Alguien podría objetar de inmediato, citando el caso de la Revolución francesa y de la americana, que es falsa la afirmación anterior. No obstante, vale la pena recordar que ambas pretendían restaurar una «condición perdida» y connatural a todo hombre, un antiguo orden de cosas que había sido vulnerado por el despotismo. Al fin y al cabo, sólo puede restaurarse aquello que se ha perdido o teme perderse, y, por esta razón, es un acto de conservación. Toda revolución es, de este modo, profundamente conservadora.

Ser revolucionario no es, pues, nada nuevo. En realidad, es una actitud bastante vieja. La moda, por su parte, es pasajera, pero se vuelve costumbre durante algún tiempo. En este sentido, la moda es más revolucionaria que la «revolución». Quizá menos conservadora, aunque siempre dispuesta a restaurarse.

No es difícil comprender entonces por qué ser revolucionario, contemporáneamente, está de moda. La revolución, como la moda, depende de desfiles, del dinero de otros y de la venta de vestimentas.
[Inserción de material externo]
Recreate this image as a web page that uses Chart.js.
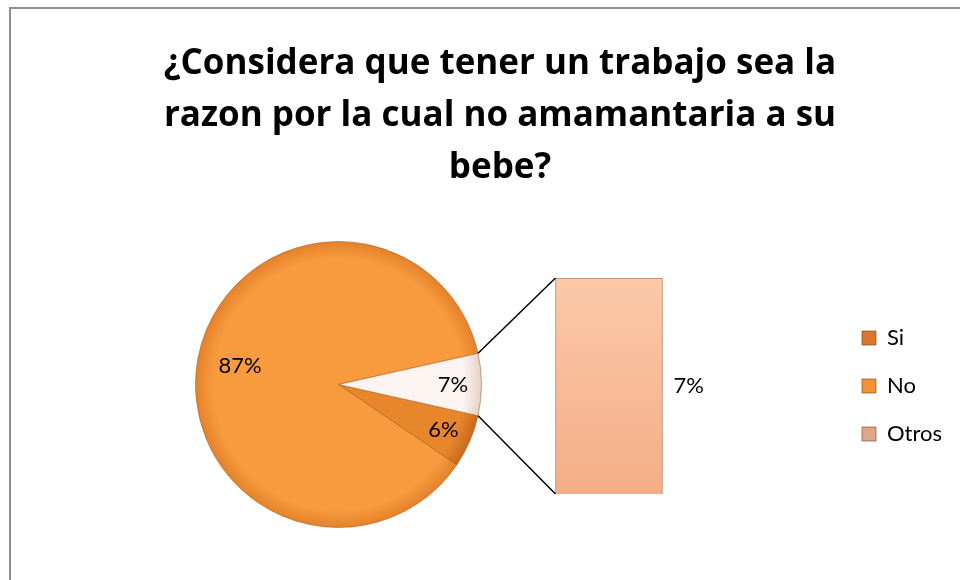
<!DOCTYPE html>
<html lang="es">
<head>
<meta charset="utf-8">
<title>¿Considera que tener un trabajo sea la razon por la cual no amamantaria a su bebe?</title>
<script src="https://cdn.jsdelivr.net/npm/chart.js@4.4.1/dist/chart.umd.min.js"></script>
<style>
  html, body { margin: 0; padding: 0; background: #fff; overflow: hidden; }
  .stage { position: relative; width: 960px; height: 580px; }
  .frame { position: absolute; left: 9px; top: 7px; width: 1000px; height: 600px; border: 2px solid #8e8e8e; }
  canvas { position: absolute; left: 0; top: 0; }
  #barChart { pointer-events: none; }
</style>
</head>
<body>
<div class="stage">
  <div class="frame"></div>
  <canvas id="pieChart" width="960" height="580"></canvas>
  <canvas id="barChart" width="960" height="580"></canvas>
</div>
<script>
const titleLines = ['¿Considera que tener un trabajo sea la', 'razon por la cual no amamantaria a su', 'bebe?'];
const categories = ['Si', 'No', 'Otros'];
const pieValues = [6, 87, 7];      // the last slice is the "other" group shown in the bar
const barCategories = ['Otros'];
const barValues = [7];

const pieColors = [['#E8862C', '#C9691C'], ['#F89A3E', '#E4822A'], ['#FBF4F1', '#E6D2C8']];
const legendColors = ['#D9782A', '#F29237', '#E0A68A'];

const pieTotal = pieValues.reduce((a, b) => a + b, 0);
const otherShare = pieValues[pieValues.length - 1] / pieTotal;

// Percent labels inside the pie
const pieLabels = {
    id: 'pieLabels',
    afterDatasetsDraw(chart) {
        const ctx = chart.ctx;
        const meta = chart.getDatasetMeta(0);
        ctx.save();
        ctx.font = '22px Lato';
        ctx.fillStyle = '#000';
        ctx.textAlign = 'center';
        ctx.textBaseline = 'middle';
        meta.data.forEach((arc, i) => {
            const mid = (arc.startAngle + arc.endAngle) / 2;
            const r = arc.outerRadius * (pieValues[i] / pieTotal > 0.5 ? 0.7 : 0.8);
            ctx.fillText(pieValues[i] + '%', arc.x + Math.cos(mid) * r, arc.y + Math.sin(mid) * r);
        });
        ctx.restore();
    }
};

const pieChart = new Chart(document.getElementById('pieChart'), {
    type: 'pie',
    data: {
        labels: categories,
        datasets: [{
            data: pieValues,
            backgroundColor(c) {
                const arc = c.element;
                const pair = pieColors[c.dataIndex];
                if (!arc || !arc.outerRadius) return pair[0];
                // light centre, slightly darker rim, like the bevelled original
                const g = c.chart.ctx.createRadialGradient(arc.x, arc.y, 0, arc.x, arc.y, arc.outerRadius);
                g.addColorStop(0, pair[0]);
                g.addColorStop(0.88, pair[0]);
                g.addColorStop(1, pair[1]);
                return g;
            },
            borderColor: 'rgba(160, 90, 30, 0.55)',
            borderWidth: 1,
            hoverOffset: 0
        }]
    },
    options: {
        responsive: false,
        animation: false,
        rotation: 90 + otherShare * 360 / 2,
        layout: { padding: { left: 195, right: 478, top: 241, bottom: 52 } },
        plugins: {
            legend: { display: false },
            title: { display: false }
        }
    },
    plugins: [pieLabels]
});
pieChart.update();

// Connector lines from the pie to the bar, and the bar's label
const barExtras = {
    id: 'barExtras',
    afterDatasetsDraw(chart) {
        const ctx = chart.ctx;
        const bar = chart.getDatasetMeta(0).data[0];
        const pieMeta = pieChart.getDatasetMeta(0);
        const arc = pieMeta.data[pieMeta.data.length - 1];
        const left = bar.x - bar.width / 2;
        ctx.save();
        ctx.strokeStyle = '#000';
        ctx.lineWidth = 1.5;
        ctx.beginPath();
        ctx.moveTo(arc.x + Math.cos(arc.startAngle) * arc.outerRadius, arc.y + Math.sin(arc.startAngle) * arc.outerRadius);
        ctx.lineTo(left, bar.y);
        ctx.moveTo(arc.x + Math.cos(arc.endAngle) * arc.outerRadius, arc.y + Math.sin(arc.endAngle) * arc.outerRadius);
        ctx.lineTo(left, bar.base);
        ctx.stroke();

        ctx.font = '22px Lato';
        ctx.fillStyle = '#000';
        ctx.textAlign = 'left';
        ctx.textBaseline = 'middle';
        ctx.fillText(barValues[0] + '%', bar.x + bar.width / 2 + 11, (bar.y + bar.base) / 2);
        ctx.restore();
    }
};

new Chart(document.getElementById('barChart'), {
    type: 'bar',
    data: {
        labels: barCategories,
        datasets: [{
            data: barValues,
            backgroundColor(c) {
                const area = c.chart.chartArea;
                if (!area) return '#F8BA95';
                const g = c.chart.ctx.createLinearGradient(0, area.top, 0, area.bottom);
                g.addColorStop(0, '#FCC9A8');
                g.addColorStop(1, '#F3AE87');
                return g;
            },
            borderColor: '#B8846A',
            borderWidth: 1,
            barThickness: 107
        }]
    },
    options: {
        responsive: false,
        animation: false,
        events: [],
        layout: { padding: { left: 48, right: 8, top: 0, bottom: 86 } },
        scales: {
            x: { display: false },
            y: {
                min: 0,
                max: barValues.reduce((a, b) => a + b, 0),
                ticks: { display: false },
                grid: { display: false },
                border: { display: false },
                afterFit(scale) { scale.width = 334; }
            }
        },
        plugins: {
            title: {
                display: true,
                text: titleLines,
                color: '#000',
                font: { family: "'Open Sans'", size: 35, weight: 'bold', lineHeight: '52px' },
                padding: { top: 38, bottom: 84 }
            },
            legend: {
                position: 'right',
                fullSize: false,
                onClick: null,
                labels: {
                    color: '#000',
                    font: { family: 'Lato', size: 22 },
                    boxWidth: 14,
                    boxHeight: 14,
                    padding: 26,
                    generateLabels() {
                        return categories.map((name, i) => ({
                            text: name,
                            fillStyle: legendColors[i],
                            strokeStyle: 'rgba(120, 60, 20, 0.6)',
                            lineWidth: 1,
                            hidden: false,
                            index: i
                        }));
                    }
                }
            },
            tooltip: { enabled: false }
        }
    },
    plugins: [barExtras]
});
</script>
</body>
</html>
Es un clásico: esto es, una «moda que no pasa de moda», una pasarela que siempre puede ser recorrida mientras haya quienes sepan jugar con el resentimiento de los menos aventajados y las ilusiones nunca abandonadas de los menos chicos.

Así pues, La Habana se convirtió desde hace unos escasos días en la pasarela insigne de la moda revolucionaria. Que el diseñador Karl Lagerfeld haya recorrido sus calles junto artistas como Vin Diesel y Geraldine Chaplin, que EE.UU. cuente con cruceros cuyo destino sea la Isla misma; todo ello puede interpretarse sólo de una manera: la revolución cubana ahora sí ha triunfado. No, no lo hizo cuando derrocó a Batista. Triunfó cuando volvió a hacer de Cuba lo que Batista había hecho de ella, es decir, cuando restauró la fama paradisíaca y atractiva de la que gozaba antes.

Demostrando así lo que ya sabíamos: la empresa que es toda revolución implica regresar al punto inicial, conservando las mismas posiciones                          –comúnmente denominadas «clases»– pero cambiando los personajes que las ocupan. Mientras los Castro –incluyendo al nieto de Fidel, a quien le apasiona el oficio del modelaje– disfrutaban del evento desde una zona exclusiva, al pueblo se le mantuvo a raya, lejos de los placeres de la burguesía.